2020 scenarios for equity investors

2020 scenarios for equity investors

At its current level, the Thai stock market is quite attractive in terms of forward price-to-earnings (P/E) ratio and equity yield gap for 2020, especially now that progress has been made towards a Sino-US trade deal.

Year-end target for 2020: Our base-case SET target for the end of 2020 of 1,683 is pegged to a P/E ratio of 16.5 times, which is about 1 standard deviation above the five-year mean of 15.4 times. Our 2020 earnings per share (EPS) forecast of 102 baht is slightly below the consensus of 103.10.

Under our bull-case scenario for year-end 2020, a further market re-rating could push the SET to around 1,768 (a P/E ratio of 17 times and EPS of 104 baht), supported in part by effective government economic measures and eased concerns over global trade.

Sustained low bond yields in an environment of dovishness among major central banks (and the Bank of Thailand) and quiescent inflation (below the target of 2.5%) would keep the equities-bond yield gap wide, boosting the relative attractiveness of equities.

Under our bear-case scenario, the market P/E ratio at the end of 2020 could fall to 15.4 times (the SET's five-year mean), implying an index of 1,509 with an EPS of 98 baht, squeezed by weaker global and domestic macroeconomic conditions. Persisting trade conflict could keep investors skittish; if the Sino-US trade dispute were to intensify, the forward market P/E ratio could fall below its long-term mean.

Attractive yield gap valuation: The SET's yield gap against the 10-year Thai government bond of 4.1% puts it deeper into cheap territory, while its yield gap against the three-year bond puts it in only modestly cheap space, based on historical data.

Assuming that the Sino-US trade conflict doesn't intensify further, the current valuation gap implies an attractive market level with key support at 1,531 points (a yield gap 0.7 standard deviations below the mean). On the other hand, if the trade conflict were to escalate further, the yield gap could stay wide for longer.

In any case, considering that analysts' cuts in EPS forecasts tend to trail the market (pricing in perceived risk to earnings), a yield gap valuation level of 0.7 to 0.8 standard deviations above the mean (implying a SET index between 1,495 and 1,530) would be an interesting entry level: historically, during the past decade, the yield gap has stayed within that range for only a few months (at most) before the market has rebounded.

Unless the risk is economic recession, the wide yield gap of 0.7 to 0.8 standard deviations above the mean should not last more than a couple of months this time around.

P/E premium over Asean peers: Because high-P/E (more than 30 times) stocks -- chiefly in the Transport and Utilities sectors -- now comprise 21% of the SET50 (up from peak P/E levels of just 9-11% in 2013 and 2015), the SET P/E ratio is now at a premium against Asean peers (Indonesia, the Philippines and Malaysia).

The high P/E ratios of many stocks are supported by expectations of swift business and earnings growth in the coming years from secured new capacity and/or anticipated investments.

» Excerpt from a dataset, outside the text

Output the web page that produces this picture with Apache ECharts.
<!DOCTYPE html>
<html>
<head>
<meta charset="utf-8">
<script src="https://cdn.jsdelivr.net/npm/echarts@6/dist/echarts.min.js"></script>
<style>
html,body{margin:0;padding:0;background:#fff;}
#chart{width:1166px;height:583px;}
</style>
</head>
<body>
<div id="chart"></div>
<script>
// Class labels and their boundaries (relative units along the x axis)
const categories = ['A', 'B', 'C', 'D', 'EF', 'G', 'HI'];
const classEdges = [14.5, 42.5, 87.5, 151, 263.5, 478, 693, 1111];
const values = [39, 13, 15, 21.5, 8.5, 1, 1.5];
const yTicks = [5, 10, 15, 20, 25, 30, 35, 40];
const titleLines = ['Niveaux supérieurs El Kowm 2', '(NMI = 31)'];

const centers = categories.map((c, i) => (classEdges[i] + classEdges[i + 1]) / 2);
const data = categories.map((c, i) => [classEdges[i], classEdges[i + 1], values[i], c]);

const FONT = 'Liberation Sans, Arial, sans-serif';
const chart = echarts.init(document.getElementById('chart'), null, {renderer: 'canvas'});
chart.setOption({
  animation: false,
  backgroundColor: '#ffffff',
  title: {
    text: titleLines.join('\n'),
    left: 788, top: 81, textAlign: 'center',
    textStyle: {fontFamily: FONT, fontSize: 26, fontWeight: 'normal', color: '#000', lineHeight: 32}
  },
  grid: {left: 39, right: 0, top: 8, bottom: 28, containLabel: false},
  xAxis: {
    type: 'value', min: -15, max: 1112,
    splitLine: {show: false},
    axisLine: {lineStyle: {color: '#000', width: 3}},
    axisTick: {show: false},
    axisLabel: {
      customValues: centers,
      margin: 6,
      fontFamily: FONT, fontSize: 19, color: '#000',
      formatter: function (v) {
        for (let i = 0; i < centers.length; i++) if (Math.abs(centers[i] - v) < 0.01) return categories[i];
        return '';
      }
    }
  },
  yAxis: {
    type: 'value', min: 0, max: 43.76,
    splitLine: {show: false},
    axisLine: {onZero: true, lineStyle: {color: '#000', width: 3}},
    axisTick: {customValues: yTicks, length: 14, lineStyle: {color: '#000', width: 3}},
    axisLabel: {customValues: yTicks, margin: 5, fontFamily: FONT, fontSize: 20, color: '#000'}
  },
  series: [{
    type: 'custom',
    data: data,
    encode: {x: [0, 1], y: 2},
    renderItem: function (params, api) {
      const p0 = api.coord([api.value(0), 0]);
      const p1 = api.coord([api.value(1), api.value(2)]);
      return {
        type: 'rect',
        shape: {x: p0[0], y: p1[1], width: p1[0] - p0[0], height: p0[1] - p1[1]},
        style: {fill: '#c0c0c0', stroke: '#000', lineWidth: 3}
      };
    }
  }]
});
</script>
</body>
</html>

The change in the structure of the SET P/E ratio should keep the broad market valuation elevated (relative to the SET's historical P/E ratio) over the next couple of years until the growth profiles of those stocks normalise. This could occur either as high-base effects start kicking in or due to a lack of opportunities to expand capacity, causing the prevailing P/E ratios of stocks in the 40-times-plus range to scale back to between 20 and 30 times.

The forward P/E ratio of 15.1 times for 2020 is not too demanding, assuming moderately stronger Thai economic growth next year. If lingering risks -- particularly trade conflict -- were to ease, there would be scope for upside.

Budget approval adds firepower to stimulus: Despite the delay to passing the fiscal 2020 budget to January or even February (the fiscal year actually started on Oct 1, 2019), the government has launched several stimulus measures during recent months worth more than 400 billion baht (about half in the form of low-cost loans from state-owned banks).

Farm income guarantees alone are budgeted at 70 billion baht, but the actual amount could be lower, as the prices of some farm products (particularly palm oil and rice) have increased recently.

Additional stimulus measures are expected after the fiscal 2020 budget is passed, especially related to welfare programmes that were promised during the election campaign. The central budget is worth 518 billion baht (up 10.7% year-on-year) and will include substantial economic stimulus on top of normal allocations for government departments.

Infrastructure project acceleration: Several big-ticket infrastructure projects have been signed in recent months, among them the three-airport high-speed railway and the third phase of the Map Ta Phut seaport. Others -- Laem Chabang port's third phase and U-tapao airport expansion -- are pending.

Several more projects are being reviewed by the transport minister with an eye to opening new tenders. It could take some months for the government to open any further new big-ticket projects to tender, such as the Purple-South and Orange-West commuter train lines and the Map Ta Phut-Nong Khai standard-gauge railway. All three planned projects have made progress in the environment impact assessment process.